[<prev] [next>] [<thread-prev] [thread-next>] [day] [month] [year] [list]
Message-ID: <CAKOZuevrFxWLY1J1DVPNGaEy8UbkD1r_M9T9FQTOtSrqp-G0qw@mail.gmail.com>
Date: Wed, 31 Oct 2018 18:00:49 +0000
From: Daniel Colascione <dancol@...gle.com>
To: Tycho Andersen <tycho@...ho.ws>
Cc: linux-kernel <linux-kernel@...r.kernel.org>,
Tim Murray <timmurray@...gle.com>,
Joel Fernandes <joelaf@...gle.com>,
Suren Baghdasaryan <surenb@...gle.com>,
Aleksa Sarai <cyphar@...har.com>,
Christian Brauner <christian.brauner@...onical.com>,
"Eric W. Biederman" <ebiederm@...ssion.com>,
Kees Cook <keescook@...omium.org>,
Oleg Nesterov <oleg@...hat.com>
Subject: Re: [PATCH v3] Implement /proc/pid/kill
On Wed, Oct 31, 2018 at 5:54 PM, Tycho Andersen <tycho@...ho.ws> wrote:
> Why not just use an ioctl() like Jann suggested instead of this big
> security check? Then we avoid the whole setuid writer thing entirely,
Don't you think a system call would be better than a new ioctl? With
either an ioctl or a new system call, though, the shell would need a
helper program to use the facility, whereas with the existing
approach, the shell can use the new facility without any additional
binaries.
> and we can pass the fd around if we want to.
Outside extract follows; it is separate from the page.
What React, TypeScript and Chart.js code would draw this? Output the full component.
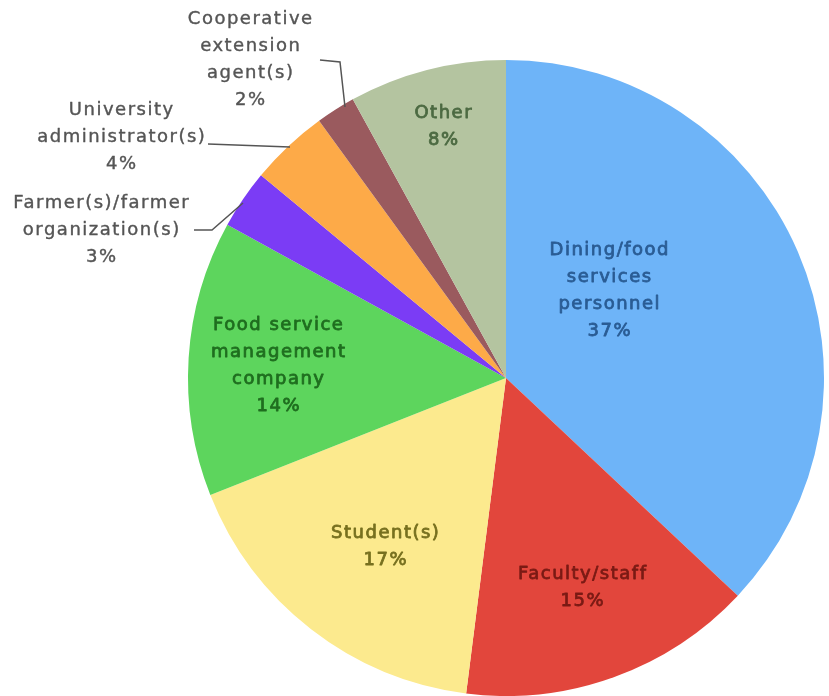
import React, { useEffect, useRef } from "react";
import { Chart, registerables } from "chart.js";

Chart.register(...registerables);

const categories = [
  "Dining/food services personnel",
  "Faculty/staff",
  "Student(s)",
  "Food service management company",
  "Farmer(s)/farmer organization(s)",
  "University administrator(s)",
  "Cooperative extension agent(s)",
  "Other",
];
const percentages = [37, 15, 17, 14, 3, 4, 2, 8];
const labelLines = [
  ["Dining/food", "services", "personnel"],
  ["Faculty/staff"],
  ["Student(s)"],
  ["Food service", "management", "company"],
  ["Farmer(s)/farmer", "organization(s)"],
  ["University", "administrator(s)"],
  ["Cooperative", "extension", "agent(s)"],
  ["Other"],
];

const sliceColors = ["#6EB4F8", "#E2463C", "#FCEA8E", "#5DD55D", "#7B3CF5", "#FDAA48", "#9A5A5E", "#B4C4A0"];
const textColors = ["#2A5C94", "#7A1A14", "#77701F", "#1F6E1F", "#555555", "#555555", "#555555", "#4C6A42"];
const insideLabel = [true, true, true, true, false, false, false, true];
// label block centres, relative to the pie centre (layout only)
const labelOffsets = [
  [103, -87],
  [76, 210],
  [-121, 169],
  [-228, -12],
  [-405, -148],
  [-385, -241],
  [-256, -318],
  [-63, -251],
];
// leader lines for outside labels (layout only)
const leaders: Record<number, number[][]> = {
  4: [[-312, -148], [-294, -148], [-263, -175]],
  5: [[-298, -234], [-216, -231]],
  6: [[-186, -318], [-166, -316], [-161, -271]],
};

const labelPlugin = {
  id: "pieLabels",
  afterDatasetsDraw(chart: any) {
    const meta = chart.getDatasetMeta(0);
    const arc = meta.data[0];
    if (!arc) return;
    const cx = arc.x;
    const cy = arc.y;
    const ctx = chart.ctx as CanvasRenderingContext2D;
    ctx.save();
    ctx.strokeStyle = "#555555";
    ctx.lineWidth = 1.5;
    Object.keys(leaders).forEach((k) => {
      const pts = leaders[Number(k)];
      ctx.beginPath();
      pts.forEach((p, i) => {
        if (i === 0) ctx.moveTo(cx + p[0], cy + p[1]);
        else ctx.lineTo(cx + p[0], cy + p[1]);
      });
      ctx.stroke();
    });
    ctx.font = '18px "DejaVu Sans"';
    (ctx as any).letterSpacing = "1.5px";
    ctx.textAlign = "center";
    ctx.textBaseline = "middle";
    ctx.lineJoin = "round";
    const lh = 27;
    categories.forEach((_, i) => {
      const lines = [...labelLines[i], percentages[i] + "%"];
      const [ox, oy] = labelOffsets[i];
      ctx.fillStyle = textColors[i];
      ctx.strokeStyle = textColors[i];
      ctx.lineWidth = insideLabel[i] ? 0.8 : 0.4;
      lines.forEach((t, j) => {
        const y = cy + oy + (j - (lines.length - 1) / 2) * lh;
        ctx.fillText(t, cx + ox + 0.75, y);
        ctx.strokeText(t, cx + ox + 0.75, y);
      });
    });
    ctx.restore();
  },
};

export default function App() {
  const ref = useRef<HTMLCanvasElement>(null);
  useEffect(() => {
    if (!ref.current) return;
    const chart = new Chart(ref.current, {
      type: "pie",
      data: {
        labels: categories,
        datasets: [
          {
            data: percentages,
            backgroundColor: sliceColors,
            borderWidth: 0,
            hoverOffset: 0,
            offset: 0,
          },
        ],
      },
      options: {
        responsive: false,
        animation: false,
        events: [],
        layout: { padding: { left: 188, right: 5, top: 60, bottom: 0 } },
        plugins: {
          legend: { display: false },
          tooltip: { enabled: false },
        },
      },
      plugins: [labelPlugin],
    });
    return () => chart.destroy();
  }, []);
  return (
    <div style={{ position: "fixed", left: 0, top: 0, width: 829, height: 696, background: "#fff" }}>
      <canvas ref={ref} width={829} height={696} />
    </div>
  );
}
You can pass the FD around today --- specifically, you just pass the
/proc/pid directory FD, not the /proc/pid/kill FD. The /proc/pid
directory FD acts as a process handle. (It's literally a reference to
a struct pid.) Anyone who receives one of these process handle FDs and
who wants to use the corresponding kill file can open the kill fd with
openat(2). What you can't do is pass the /proc/pid/kill FD to another
security context and use it, but when would you ever want to do that?